Write every line out verbatim and omit the pictures.

* **DATA**
----

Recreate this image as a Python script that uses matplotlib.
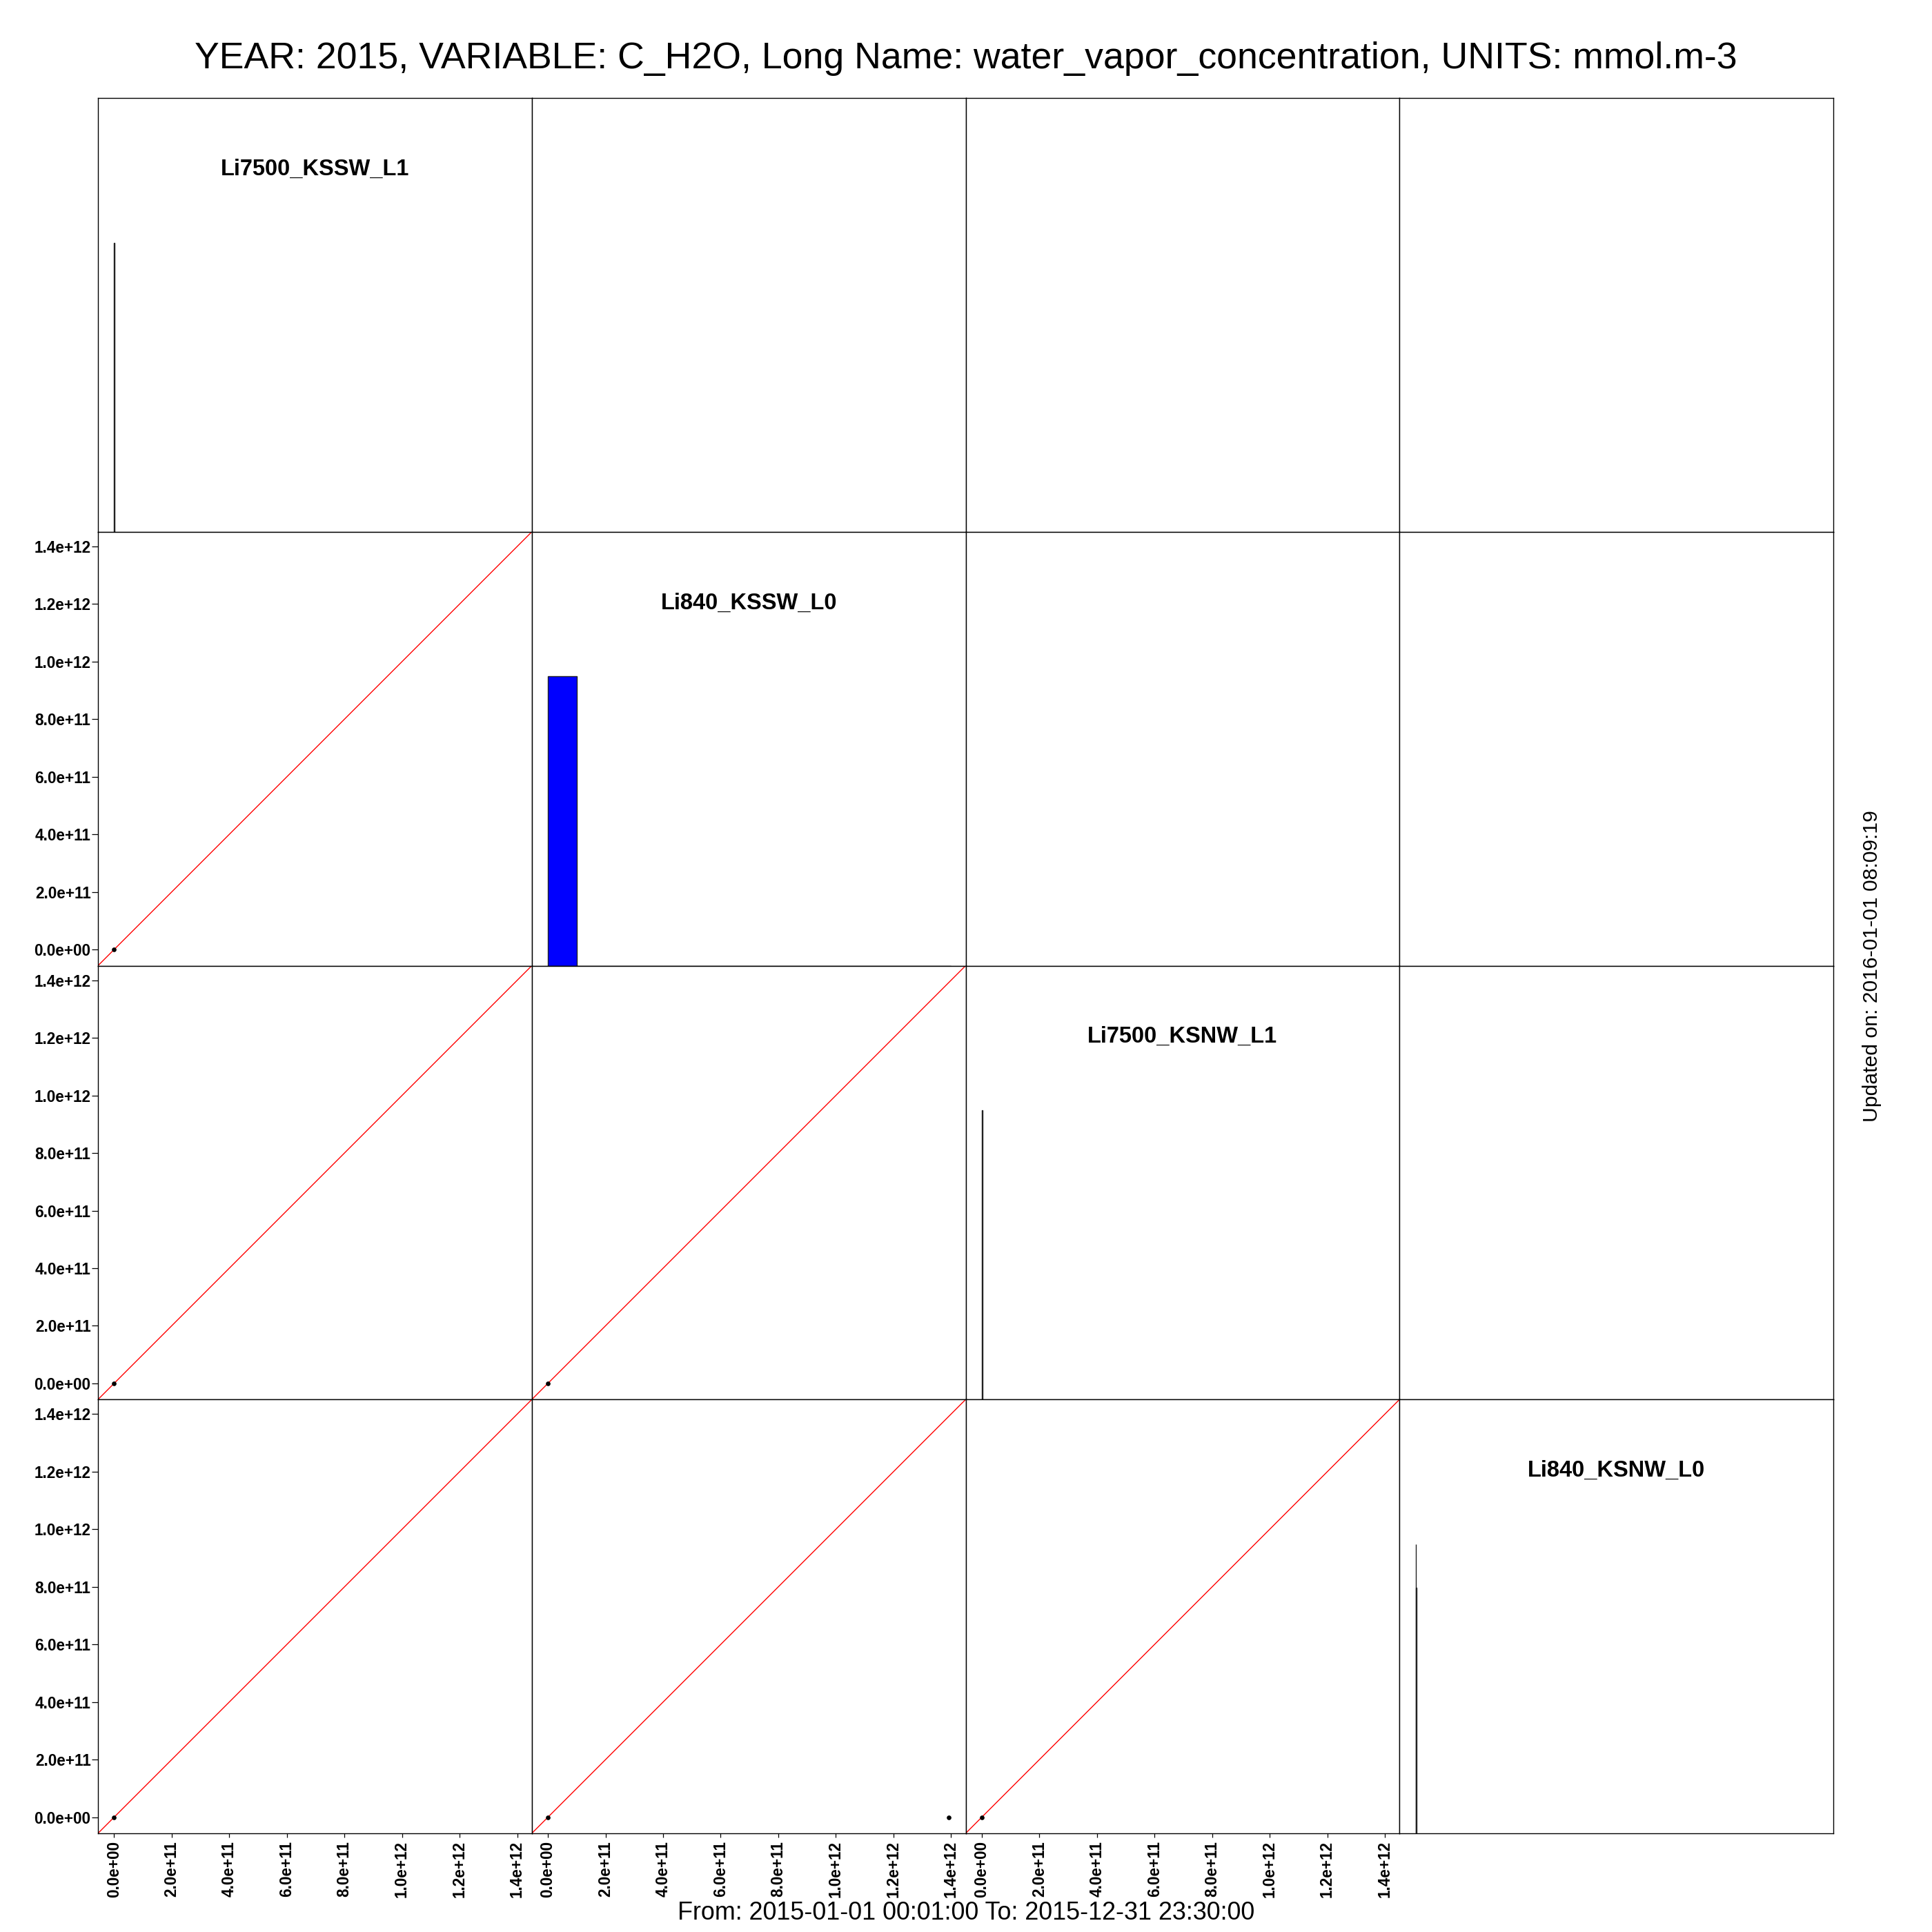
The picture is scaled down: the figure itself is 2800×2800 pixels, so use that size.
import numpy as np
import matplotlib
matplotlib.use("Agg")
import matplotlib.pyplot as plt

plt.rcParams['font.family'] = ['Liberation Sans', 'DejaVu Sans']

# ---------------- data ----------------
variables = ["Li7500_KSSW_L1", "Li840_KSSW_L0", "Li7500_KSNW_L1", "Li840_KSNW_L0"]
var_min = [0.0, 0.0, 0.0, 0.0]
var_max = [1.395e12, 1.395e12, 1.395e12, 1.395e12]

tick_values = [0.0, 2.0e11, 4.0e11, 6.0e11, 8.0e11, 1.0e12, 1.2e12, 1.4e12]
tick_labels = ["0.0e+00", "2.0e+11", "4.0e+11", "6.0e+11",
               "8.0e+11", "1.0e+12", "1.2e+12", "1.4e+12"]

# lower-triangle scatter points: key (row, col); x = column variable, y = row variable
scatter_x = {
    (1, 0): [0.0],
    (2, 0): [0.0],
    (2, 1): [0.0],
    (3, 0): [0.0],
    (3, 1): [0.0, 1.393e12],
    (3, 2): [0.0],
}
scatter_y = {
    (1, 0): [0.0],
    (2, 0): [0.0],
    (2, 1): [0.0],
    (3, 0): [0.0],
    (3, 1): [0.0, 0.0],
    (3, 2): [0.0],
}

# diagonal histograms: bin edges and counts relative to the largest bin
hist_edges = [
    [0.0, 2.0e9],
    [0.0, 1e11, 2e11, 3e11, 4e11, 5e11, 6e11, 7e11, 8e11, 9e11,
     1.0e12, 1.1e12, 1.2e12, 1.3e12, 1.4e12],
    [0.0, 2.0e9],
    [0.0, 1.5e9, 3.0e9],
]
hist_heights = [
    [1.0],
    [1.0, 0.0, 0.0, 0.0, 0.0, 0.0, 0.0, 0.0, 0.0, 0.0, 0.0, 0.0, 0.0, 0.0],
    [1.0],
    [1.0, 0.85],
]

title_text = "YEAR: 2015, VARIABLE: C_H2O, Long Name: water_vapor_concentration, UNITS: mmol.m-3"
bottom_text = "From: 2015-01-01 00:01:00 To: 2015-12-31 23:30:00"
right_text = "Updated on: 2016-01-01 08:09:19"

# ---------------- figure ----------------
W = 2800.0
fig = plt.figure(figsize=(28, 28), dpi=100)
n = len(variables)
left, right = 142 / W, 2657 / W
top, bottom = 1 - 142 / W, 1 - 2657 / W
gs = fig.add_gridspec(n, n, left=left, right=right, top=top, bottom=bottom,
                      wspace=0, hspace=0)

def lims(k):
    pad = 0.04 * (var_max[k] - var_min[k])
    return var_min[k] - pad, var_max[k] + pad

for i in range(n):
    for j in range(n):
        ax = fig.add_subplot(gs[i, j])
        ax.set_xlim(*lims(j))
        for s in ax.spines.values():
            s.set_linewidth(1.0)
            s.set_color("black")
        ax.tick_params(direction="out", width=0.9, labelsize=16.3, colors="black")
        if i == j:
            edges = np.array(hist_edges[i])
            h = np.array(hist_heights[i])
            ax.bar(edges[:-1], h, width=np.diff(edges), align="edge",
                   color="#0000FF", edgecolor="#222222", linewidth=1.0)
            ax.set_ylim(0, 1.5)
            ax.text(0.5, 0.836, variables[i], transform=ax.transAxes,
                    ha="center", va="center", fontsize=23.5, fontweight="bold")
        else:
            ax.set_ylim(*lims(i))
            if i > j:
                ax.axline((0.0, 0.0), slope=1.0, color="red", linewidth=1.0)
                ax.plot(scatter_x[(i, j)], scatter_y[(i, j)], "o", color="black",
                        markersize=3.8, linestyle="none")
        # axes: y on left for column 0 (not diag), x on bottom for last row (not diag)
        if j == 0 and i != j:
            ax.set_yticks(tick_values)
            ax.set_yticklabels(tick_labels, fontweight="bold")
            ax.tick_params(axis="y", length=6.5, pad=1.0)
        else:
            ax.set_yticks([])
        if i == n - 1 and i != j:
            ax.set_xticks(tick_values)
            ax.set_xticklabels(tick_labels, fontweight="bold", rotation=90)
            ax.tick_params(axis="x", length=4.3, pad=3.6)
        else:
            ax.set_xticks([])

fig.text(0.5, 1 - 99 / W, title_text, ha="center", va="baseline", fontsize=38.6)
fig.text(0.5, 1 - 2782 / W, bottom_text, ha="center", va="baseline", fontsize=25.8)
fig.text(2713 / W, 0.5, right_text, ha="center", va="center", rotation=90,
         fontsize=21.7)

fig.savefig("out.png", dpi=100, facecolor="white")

----

* **SOLUTION**
Recreate this image as a Python script that uses matplotlib.
The picture is scaled down: the figure itself is 2800×2800 pixels, so use that size.
import numpy as np
import matplotlib
matplotlib.use("Agg")
import matplotlib.pyplot as plt

plt.rcParams['font.family'] = ['Liberation Sans', 'DejaVu Sans']

# ---------------- data ----------------
variables = ["Li7500_KSSW_L1", "Li840_KSSW_L0", "Li7500_KSNW_L1", "Li840_KSNW_L0"]
var_min = [0.0, 0.0, 0.0, 0.0]
var_max = [1.395e12, 1.395e12, 1.395e12, 1.395e12]

tick_values = [0.0, 2.0e11, 4.0e11, 6.0e11, 8.0e11, 1.0e12, 1.2e12, 1.4e12]
tick_labels = ["0.0e+00", "2.0e+11", "4.0e+11", "6.0e+11",
               "8.0e+11", "1.0e+12", "1.2e+12", "1.4e+12"]

# lower-triangle scatter points: key (row, col); x = column variable, y = row variable
scatter_x = {
    (1, 0): [0.0],
    (2, 0): [0.0],
    (2, 1): [0.0],
    (3, 0): [0.0],
    (3, 1): [0.0, 1.393e12],
    (3, 2): [0.0],
}
scatter_y = {
    (1, 0): [0.0],
    (2, 0): [0.0],
    (2, 1): [0.0],
    (3, 0): [0.0],
    (3, 1): [0.0, 0.0],
    (3, 2): [0.0],
}

# diagonal histograms: bin edges and counts relative to the largest bin
hist_edges = [
    [0.0, 2.0e9],
    [0.0, 1e11, 2e11, 3e11, 4e11, 5e11, 6e11, 7e11, 8e11, 9e11,
     1.0e12, 1.1e12, 1.2e12, 1.3e12, 1.4e12],
    [0.0, 2.0e9],
    [0.0, 1.5e9, 3.0e9],
]
hist_heights = [
    [1.0],
    [1.0, 0.0, 0.0, 0.0, 0.0, 0.0, 0.0, 0.0, 0.0, 0.0, 0.0, 0.0, 0.0, 0.0],
    [1.0],
    [1.0, 0.85],
]

title_text = "YEAR: 2015, VARIABLE: C_H2O, Long Name: water_vapor_concentration, UNITS: mmol.m-3"
bottom_text = "From: 2015-01-01 00:01:00 To: 2015-12-31 23:30:00"
right_text = "Updated on: 2016-01-01 08:09:19"

# ---------------- figure ----------------
W = 2800.0
fig = plt.figure(figsize=(28, 28), dpi=100)
n = len(variables)
left, right = 142 / W, 2657 / W
top, bottom = 1 - 142 / W, 1 - 2657 / W
gs = fig.add_gridspec(n, n, left=left, right=right, top=top, bottom=bottom,
                      wspace=0, hspace=0)

def lims(k):
    pad = 0.04 * (var_max[k] - var_min[k])
    return var_min[k] - pad, var_max[k] + pad

for i in range(n):
    for j in range(n):
        ax = fig.add_subplot(gs[i, j])
        ax.set_xlim(*lims(j))
        for s in ax.spines.values():
            s.set_linewidth(1.0)
            s.set_color("black")
        ax.tick_params(direction="out", width=0.9, labelsize=16.3, colors="black")
        if i == j:
            edges = np.array(hist_edges[i])
            h = np.array(hist_heights[i])
            ax.bar(edges[:-1], h, width=np.diff(edges), align="edge",
                   color="#0000FF", edgecolor="#222222", linewidth=1.0)
            ax.set_ylim(0, 1.5)
            ax.text(0.5, 0.836, variables[i], transform=ax.transAxes,
                    ha="center", va="center", fontsize=23.5, fontweight="bold")
        else:
            ax.set_ylim(*lims(i))
            if i > j:
                ax.axline((0.0, 0.0), slope=1.0, color="red", linewidth=1.0)
                ax.plot(scatter_x[(i, j)], scatter_y[(i, j)], "o", color="black",
                        markersize=3.8, linestyle="none")
        # axes: y on left for column 0 (not diag), x on bottom for last row (not diag)
        if j == 0 and i != j:
            ax.set_yticks(tick_values)
            ax.set_yticklabels(tick_labels, fontweight="bold")
            ax.tick_params(axis="y", length=6.5, pad=1.0)
        else:
            ax.set_yticks([])
        if i == n - 1 and i != j:
            ax.set_xticks(tick_values)
            ax.set_xticklabels(tick_labels, fontweight="bold", rotation=90)
            ax.tick_params(axis="x", length=4.3, pad=3.6)
        else:
            ax.set_xticks([])

fig.text(0.5, 1 - 99 / W, title_text, ha="center", va="baseline", fontsize=38.6)
fig.text(0.5, 1 - 2782 / W, bottom_text, ha="center", va="baseline", fontsize=25.8)
fig.text(2713 / W, 0.5, right_text, ha="center", va="center", rotation=90,
         fontsize=21.7)

fig.savefig("out.png", dpi=100, facecolor="white")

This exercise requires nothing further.